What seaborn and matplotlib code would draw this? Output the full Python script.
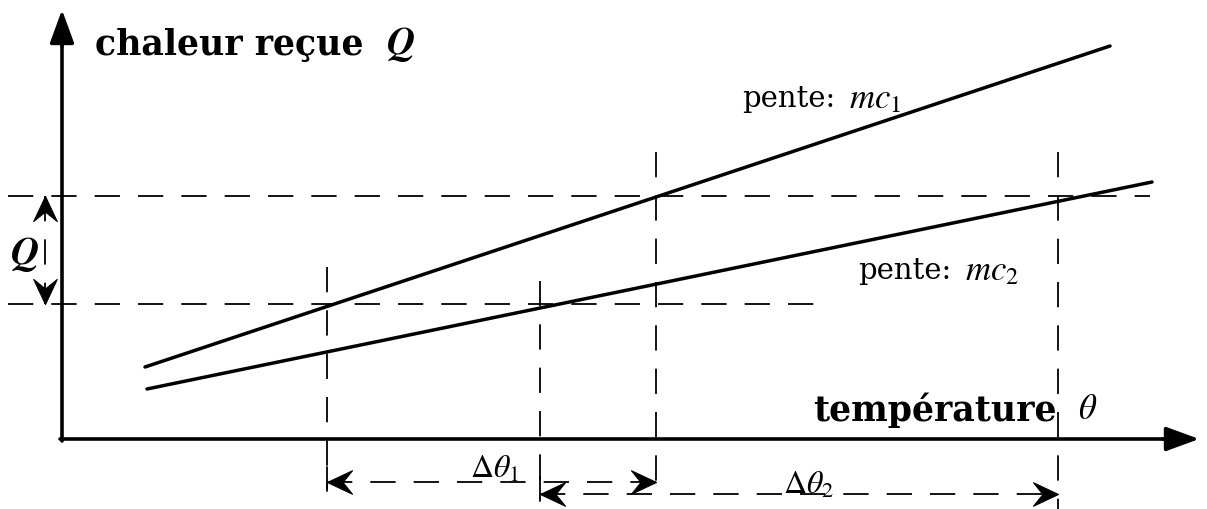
import matplotlib.pyplot as plt
import pandas as pd
import seaborn as sns
from matplotlib.path import Path
from matplotlib.markers import MarkerStyle
from matplotlib.transforms import Affine2D

# endpoints of the two heating lines (drawing units, y grows downward)
line_names = ['mc1', 'mc1', 'mc2', 'mc2']
line_theta = [145, 1110, 147, 1152]
line_q = [368, 47, 390, 183]

# reference levels and temperatures
q_levels = [197, 305]
q_level_ends = [1150, 830]
theta_marks = [327, 540, 656, 1058]
theta_mark_top = [268, 282, 153, 153]
theta_mark_bottom = [490, 500, 482, 510]

# delta-theta spans (start, end, y)
span1 = [327, 656, 483]
span2 = [540, 1058, 495]

sns.set_theme(style='white')
plt.rcParams['font.family'] = ['DejaVu Serif', 'DejaVu Sans']
plt.rcParams['mathtext.fontset'] = 'stix'
plt.rcParams['text.color'] = 'black'

fig = plt.figure(figsize=(12.07, 5.10), dpi=100)
ax = fig.add_axes([0, 0, 1, 1])
ax.set_xlim(0, 1207)
ax.set_ylim(510, 0)
ax.axis('off')

data = pd.DataFrame({'serie': line_names, 'theta': line_theta, 'Q': line_q})
sns.lineplot(data=data, x='theta', y='Q', units='serie', estimator=None,
             color='black', lw=2.5, ax=ax, legend=False)

dash = (0, (14, 10))
# horizontal dashed levels
for y, x_end in zip(q_levels, q_level_ends):
    ax.plot([8, x_end], [y, y], color='black', lw=1.3, ls=dash)
# vertical dashed marks
for x, y0, y1 in zip(theta_marks, theta_mark_top, theta_mark_bottom):
    ax.plot([x, x], [y0, y1], color='black', lw=1.3, ls=dash)

# axes with arrows
ax.plot([62, 62], [442, 40], color='black', lw=2.6)
ax.annotate('', xy=(62, 8), xytext=(62, 50),
            arrowprops=dict(arrowstyle='-|>,head_length=1.7,head_width=0.62',
                            color='black', lw=2.6))
ax.plot([60, 1165], [440, 440], color='black', lw=2.6)
ax.annotate('', xy=(1202, 440), xytext=(1160, 440),
            arrowprops=dict(arrowstyle='-|>,head_length=1.7,head_width=0.62',
                            color='black', lw=2.6))

# notched arrow head, tip at origin pointing +x
head_path = Path([(0, 0), (-1, 0.47), (-0.62, 0), (-1, -0.47), (0, 0)],
                 [Path.MOVETO, Path.LINETO, Path.LINETO, Path.LINETO, Path.CLOSEPOLY])


def head(x, y, angle):
    m = MarkerStyle(head_path, transform=Affine2D().rotate_deg(angle))
    ax.plot([x], [y], marker=m, markersize=36, color='black', mec='black', mew=0.8)


def dashed_double_arrow(p0, p1, a0, a1):
    (x0, y0), (x1, y1) = p0, p1
    ax.plot([x0, x1], [y0, y1], color='black', lw=1.3, ls=dash)
    head(x0, y0, a0)
    head(x1, y1, a1)


dashed_double_arrow((span1[0], span1[2]), (span1[1], span1[2]), 180, 0)
dashed_double_arrow((span2[0], span2[2]), (span2[1], span2[2]), 180, 0)
ax.plot([327, 327], [468, 492], color='black', lw=1.3)
ax.plot([540, 540], [478, 502], color='black', lw=1.3)
dashed_double_arrow((45, 197), (45, 305), 90, -90)

# texts
ax.text(95, 45, 'chaleur reçue', fontsize=25, fontweight='bold', va='center', ha='left')
ax.text(386, 44, r'$\boldsymbol{Q}$', fontsize=28, va='center', ha='left')
ax.text(10, 254, r'$\boldsymbol{Q}$', fontsize=28, va='center', ha='left')
ax.text(813, 410, 'température', fontsize=25, fontweight='bold', va='center', ha='left')
ax.text(1078, 409, r'$\theta$', fontsize=25, va='center', ha='left')
ax.text(742, 99, 'pente:', fontsize=21, va='center', ha='left')
ax.text(849, 98, r'$mc_1$', fontsize=25, va='center', ha='left')
ax.text(858, 271, 'pente:', fontsize=21, va='center', ha='left')
ax.text(965, 270, r'$mc_2$', fontsize=25, va='center', ha='left')
ax.text(470, 469, r'$\Delta\theta_1$', fontsize=23, va='center', ha='left')
ax.text(783, 485, r'$\Delta\theta_2$', fontsize=23, va='center', ha='left')

fig.savefig('out.png', dpi=100)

========================

**TASK GOAL**
Repeat, word for word and with no pictures, only the lines running from the beginning of the data to the line that contains "span2 = [540, 1058, 495]".

**CORRECT OUTPUT**
What seaborn and matplotlib code would draw this? Output the full Python script.
import matplotlib.pyplot as plt
import pandas as pd
import seaborn as sns
from matplotlib.path import Path
from matplotlib.markers import MarkerStyle
from matplotlib.transforms import Affine2D

# endpoints of the two heating lines (drawing units, y grows downward)
line_names = ['mc1', 'mc1', 'mc2', 'mc2']
line_theta = [145, 1110, 147, 1152]
line_q = [368, 47, 390, 183]

# reference levels and temperatures
q_levels = [197, 305]
q_level_ends = [1150, 830]
theta_marks = [327, 540, 656, 1058]
theta_mark_top = [268, 282, 153, 153]
theta_mark_bottom = [490, 500, 482, 510]

# delta-theta spans (start, end, y)
span1 = [327, 656, 483]
span2 = [540, 1058, 495]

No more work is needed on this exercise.